2) Average service success
The probability of the user finding the ith content in the nearest UAV within the radius R is given as
$${P_{hit,i}}=1 - \exp ( - {q_i}\lambda \pi {R^2})$$
18
and successful transmission probability is
$${P_{suc,i}}=\int_{0}^{R} {\frac{{2\pi {q_i}\lambda r}}{{1 - \exp ( - {q_i}\lambda \pi {R^2})}}} \times \exp ( - {q_i}\lambda \pi {r^2}) \times \exp ( - \tau {r^\alpha }/P)dr$$
19
So average service success for content i is
$$\begin{gathered} {A_{srv,i}}={P_{hit,i}}{P_{suc,i}} \hfill \\ =(1 - \exp ( - {q_i}\lambda \pi {R^2})) \hfill \\ \times \int_{0}^{R} {\frac{{2\pi {q_i}\lambda r}}{{1 - \exp ( - {q_i}\lambda \pi {R^2})}}} \times \exp ( - {q_i}\lambda \pi {r^2}) \times \exp ( - \tau {r^\alpha }/P)dr \hfill \\ \end{gathered}$$
20
and total average service success is
$$\begin{gathered} {A_{srv}}=\sum\limits_{{i=1}}^{L} {{a_i}{A_{srv,i}}} \hfill \\ =\sum\limits_{{i=1}}^{L} {\frac{{{i^{ - \gamma }}}}{{\sum\nolimits_{{j=1}}^{L} {{j^{ - \gamma }}} }}} \hfill \\ \times (1 - \exp ( - {q_i}\lambda \pi {R^2})) \hfill \\ \times \int_{0}^{R} {\frac{{2\pi {q_i}\lambda r}}{{1 - \exp ( - {q_i}\lambda \pi {R^2})}}} \times \exp ( - {q_i}\lambda \pi {r^2}) \times \exp ( - \tau {r^\alpha }/P)dr \hfill \\ \end{gathered}$$
21
where \({a_i}\) the popularity of the ith content is given by
$${a_i}=\frac{{{i^{ - \gamma }}}}{{\sum\nolimits_{{j=1}}^{L} {{j^{ - \gamma }}} }}$$
22
and where γ is the popularity factor. With a higher value of γ, the level of a user requesting files is concentrated. The UAV is placed following the independent homogeneous Poisson Point Process (PPP) with density λ. qi denotes the probability that the ith content is cached at the UAV. τ = 2Rt − 1 is the given SNR threshold of the UAV where Rt is a target data rate of successful content delivery. α is the path loss exponent and P denotes the transmit power of the UAV [39]. Therefore, the first objective function of our optimization problem is:
$$\hbox{min} {E_c}={\mu _c}NBT$$
23
and the second objective function of the problem is:
$$\hbox{max} {A_{srv}}=\sum\limits_{{i=1}}^{L} {{a_i}{A_{srv,i}}}$$
24
where the goal is to find the optimum number of cache contents in UAV (the value of N).

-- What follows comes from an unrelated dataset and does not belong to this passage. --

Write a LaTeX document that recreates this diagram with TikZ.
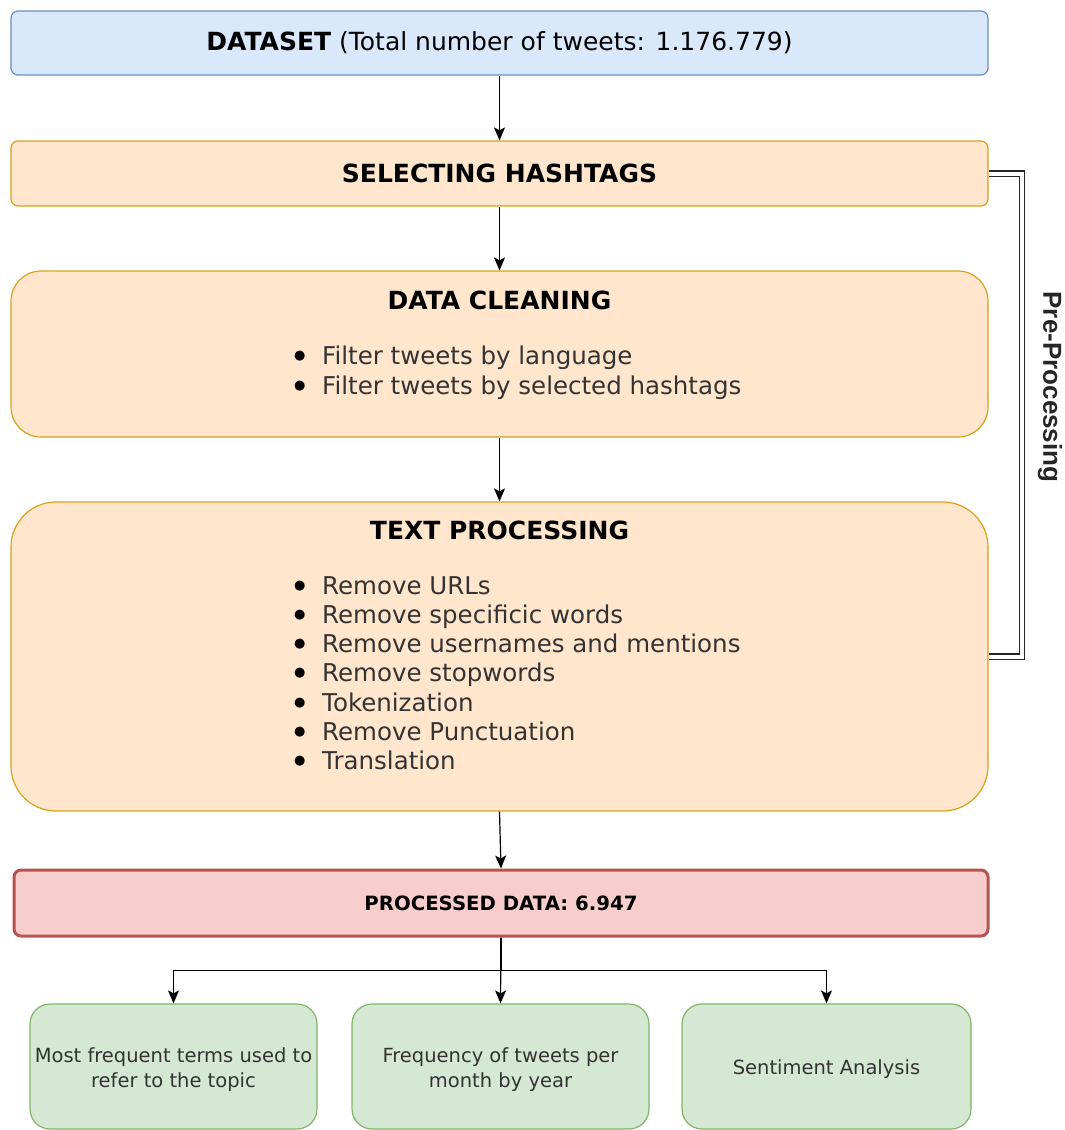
\documentclass[tikz,border=0pt]{standalone}
\usepackage{fontspec}
\setmainfont{DejaVu Sans}
\newfontfamily\lib{Liberation Sans}
\usetikzlibrary{arrows.meta}
\definecolor{bluefill}{HTML}{DAE8FC}
\definecolor{bluedraw}{HTML}{6C8EBF}
\definecolor{orfill}{HTML}{FFE6CC}
\definecolor{ordraw}{HTML}{D9A21B}
\definecolor{redfill}{HTML}{F8CECC}
\definecolor{reddraw}{HTML}{B85450}
\definecolor{grfill}{HTML}{D5E8D4}
\definecolor{grdraw}{HTML}{82B366}
\definecolor{bodytext}{HTML}{333333}
\tikzset{
  box/.style={draw, line width=1.2pt, inner sep=0pt, anchor=center},
  bluebox/.style={box, fill=bluefill, draw=bluedraw, rounded corners=7pt},
  orbox/.style={box, fill=orfill, draw=ordraw},
  redbox/.style={box, fill=redfill, draw=reddraw, line width=3pt, rounded corners=7pt},
  grbox/.style={box, fill=grfill, draw=grdraw, rounded corners=20pt},
  title/.style={font=\fontsize{25}{29}\selectfont\bfseries, inner sep=0pt, anchor=center},
  bullets/.style={font=\fontsize{24.5}{29.3}\selectfont, text=bodytext, align=left, inner sep=0pt, anchor=north west},
  small/.style={font=\fontsize{19.5}{25}\selectfont, text=bodytext, align=center, inner sep=0pt, anchor=center},
  arr/.style={-{Stealth[length=13pt,width=11pt,inset=3pt]}, line width=1.2pt},
}
\newcommand{\itm}[1]{\makebox[28pt][l]{\raisebox{5pt}{\color{black}\fontsize{13}{13}\selectfont ●}}#1}
\begin{document}
\begin{tikzpicture}[x=1pt,y=-1pt]
\useasboundingbox (0,0) rectangle (1065,1130);
\clip (0,0) rectangle (1065,1130);
% boxes
\node[bluebox, minimum width=977pt, minimum height=64pt] (ds) at (499.5,43) {};
\node[orbox, rounded corners=7pt, minimum width=977pt, minimum height=65pt] (hash) at (499.5,173.5) {};
\node[orbox, rounded corners=30pt, minimum width=977pt, minimum height=166pt] (clean) at (499.5,354) {};
\node[orbox, rounded corners=45pt, minimum width=977pt, minimum height=309pt] (text) at (499.5,656.5) {};
\node[redbox, minimum width=974pt, minimum height=66pt] (proc) at (501,903) {};
\node[grbox, minimum width=287pt, minimum height=125pt] (b1) at (173.5,1066.5) {};
\node[grbox, minimum width=297pt, minimum height=125pt] (b2) at (500.5,1066.5) {};
\node[grbox, minimum width=289pt, minimum height=125pt] (b3) at (826.5,1066.5) {};
% texts
\node[font=\fontsize{25}{29}\selectfont, inner sep=0pt, anchor=center] (dst) at (ds.center) {\textbf{DATASET} (Total number of tweets: 1.176.779)};
\node[title] (hasht) at (hash.center) {SELECTING HASHTAGS};
\node[title] (cleant) at (499.5,300) {DATA CLEANING};
\node[bullets] (cleanl) at (294,346) {\itm{Filter tweets by language}\\\itm{Filter tweets by selected hashtags}};
\node[title] (textt) at (499.5,530) {TEXT PROCESSING};
\node[bullets] (textl) at (294,576) {\itm{Remove URLs}\\\itm{Remove specificic words}\\\itm{Remove usernames and mentions}\\\itm{Remove stopwords}\\\itm{Tokenization}\\\itm{Remove Punctuation}\\\itm{Translation}};
\node[font=\fontsize{19.7}{24}\selectfont\bfseries, inner sep=0pt, anchor=center] (proct) at (proc.center) {PROCESSED DATA: 6.947};
\node[small] (b1t) at (173.5,1070) {Most frequent terms used to\\refer to the topic};
\node[small] (b2t) at (500.5,1070) {Frequency of tweets per\\month by year};
\node[small] (b3t) at (826.5,1069) {Sentiment Analysis};
\node[font=\lib\fontsize{26}{30}\selectfont\bfseries, text=black!85, rotate=-90, inner sep=0pt, anchor=center] (pre) at (1050,387) {Pre-Processing};
% connectors
\draw[arr] (ds.south) -- (hash.north);
\draw[arr] (hash.south) -- (clean.north);
\draw[arr] (clean.south) -- (text.north);
\draw[arr] (text.south) -- (proc.north);
\draw[arr] (proc.south) -- (b2.north);
\draw[arr] (proc.south) -- ++(0,33) -| (b1.north);
\draw[arr] (proc.south) -- ++(0,33) -| (b3.north);
\draw[double, double distance=4pt, line width=1.1pt, draw=black!85] (hash.east) -- ++(33,0) |- (text.east);
\end{tikzpicture}
\end{document}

Some classical techniques to solve multi-objective problems are weighted sum, Goal Programming, Goal-Attainment, and ε-Constraint. These methods are also entitled exact or decomposition. In Goal Programming, the goals or targets that the decision maker wishes to achieve for each objective should be determined. These values are included as additional constraints in the problem. The objective function then tries to minimize the absolute deviations from the goals to the objectives.
Pareto optimal solutions are corresponding phenotype objective vector components that cannot be all simultaneously improved within the genotype search space (decision space). These solutions are also termed admissible, non-inferior, or efficient solutions. Their corresponding vectors are entitled non-dominated. The selection of vector(s) from this vector set implicitly indicates acceptable decision variables, Pareto optimal solutions, or genotypes. They form the set of all solutions whose associated vectors are non-dominated [40].

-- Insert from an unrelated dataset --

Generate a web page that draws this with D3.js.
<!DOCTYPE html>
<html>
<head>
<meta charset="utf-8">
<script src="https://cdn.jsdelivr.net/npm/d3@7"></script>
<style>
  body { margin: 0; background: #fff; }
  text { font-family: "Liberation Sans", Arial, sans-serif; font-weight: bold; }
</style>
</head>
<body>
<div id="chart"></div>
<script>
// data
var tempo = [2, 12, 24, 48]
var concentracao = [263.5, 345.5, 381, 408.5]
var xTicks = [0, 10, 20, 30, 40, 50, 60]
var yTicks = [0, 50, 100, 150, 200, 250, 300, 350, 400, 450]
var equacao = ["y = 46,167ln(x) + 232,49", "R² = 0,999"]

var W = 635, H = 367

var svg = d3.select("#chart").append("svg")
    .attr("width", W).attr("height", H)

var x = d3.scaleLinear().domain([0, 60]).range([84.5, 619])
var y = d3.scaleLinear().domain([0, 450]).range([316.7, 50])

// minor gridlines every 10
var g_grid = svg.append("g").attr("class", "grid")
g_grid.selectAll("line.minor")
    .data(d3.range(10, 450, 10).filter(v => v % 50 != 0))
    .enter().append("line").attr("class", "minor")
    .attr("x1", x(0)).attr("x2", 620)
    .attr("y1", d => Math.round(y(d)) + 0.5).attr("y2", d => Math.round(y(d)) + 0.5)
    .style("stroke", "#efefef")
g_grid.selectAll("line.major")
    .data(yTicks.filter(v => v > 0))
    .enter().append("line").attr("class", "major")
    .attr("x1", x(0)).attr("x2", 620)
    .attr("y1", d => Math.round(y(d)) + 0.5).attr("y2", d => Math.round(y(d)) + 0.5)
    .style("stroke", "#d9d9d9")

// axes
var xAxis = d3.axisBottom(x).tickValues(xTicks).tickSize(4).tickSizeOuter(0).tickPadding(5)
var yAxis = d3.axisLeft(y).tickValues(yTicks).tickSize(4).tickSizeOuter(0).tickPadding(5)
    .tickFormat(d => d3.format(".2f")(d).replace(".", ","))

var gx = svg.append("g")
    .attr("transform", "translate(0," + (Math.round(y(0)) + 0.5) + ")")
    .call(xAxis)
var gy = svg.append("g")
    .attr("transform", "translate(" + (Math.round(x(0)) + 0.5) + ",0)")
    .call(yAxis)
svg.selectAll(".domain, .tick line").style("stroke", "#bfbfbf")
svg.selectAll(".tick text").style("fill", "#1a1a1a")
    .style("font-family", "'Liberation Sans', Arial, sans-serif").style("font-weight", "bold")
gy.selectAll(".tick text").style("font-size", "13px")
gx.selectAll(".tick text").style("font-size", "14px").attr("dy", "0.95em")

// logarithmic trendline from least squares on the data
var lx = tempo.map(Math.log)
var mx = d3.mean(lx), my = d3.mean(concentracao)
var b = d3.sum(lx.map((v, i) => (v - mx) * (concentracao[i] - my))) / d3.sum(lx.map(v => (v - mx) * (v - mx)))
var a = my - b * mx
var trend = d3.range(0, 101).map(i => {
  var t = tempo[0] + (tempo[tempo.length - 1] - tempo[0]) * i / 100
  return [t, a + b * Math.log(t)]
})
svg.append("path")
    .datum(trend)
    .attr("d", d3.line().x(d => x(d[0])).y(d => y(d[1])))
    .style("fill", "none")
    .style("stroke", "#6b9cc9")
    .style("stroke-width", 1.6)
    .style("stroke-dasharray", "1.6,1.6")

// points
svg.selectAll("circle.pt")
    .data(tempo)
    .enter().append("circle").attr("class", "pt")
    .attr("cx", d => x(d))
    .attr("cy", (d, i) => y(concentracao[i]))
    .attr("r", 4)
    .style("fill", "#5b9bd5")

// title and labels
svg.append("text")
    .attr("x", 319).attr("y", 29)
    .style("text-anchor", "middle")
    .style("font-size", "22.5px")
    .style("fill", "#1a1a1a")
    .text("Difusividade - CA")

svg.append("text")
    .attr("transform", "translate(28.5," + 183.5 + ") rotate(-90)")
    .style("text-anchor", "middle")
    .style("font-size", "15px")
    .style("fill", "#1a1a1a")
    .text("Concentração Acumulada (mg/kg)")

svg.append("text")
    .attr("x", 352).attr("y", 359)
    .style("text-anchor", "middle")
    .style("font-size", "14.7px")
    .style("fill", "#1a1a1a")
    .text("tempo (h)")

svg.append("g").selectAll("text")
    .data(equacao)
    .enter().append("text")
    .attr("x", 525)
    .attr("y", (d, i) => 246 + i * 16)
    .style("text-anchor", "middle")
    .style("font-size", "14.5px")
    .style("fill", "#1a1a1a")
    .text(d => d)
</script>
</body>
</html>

Because our problem is non-convex, the weighted sum method is not suitable for solving it because it does not find all the solutions to the problem. So we use the Goal Programming method to solve it. In Goal Programming, the multi-objective problem becomes a single-objective problem and is solved. Therefore, according to Eq. 23 and Eq. 24, we have:
$$Objective{\text{ }}Function={w_1} \times \left( {ObjectiveFunctio{n_1}\left( x \right) - {t_1}} \right)+{w_2} \times \left( {ObjectiveFunctio{n_2}\left( x \right) - {t_2}} \right)$$
25
where w1 and w2 are different weights between 0 and 1 that they change in each repetition and w2 = 1-w1. In Eq. 25, t1 and t2 are the optimal points of ObjectiveFunction1 and ObjectiveFunction2, respectively, which are solved separately and are goal points. Also, x is the variable that is supposed to optimize the value of the Objective Function, i.e. the number of cache contents in UAV (the value of N).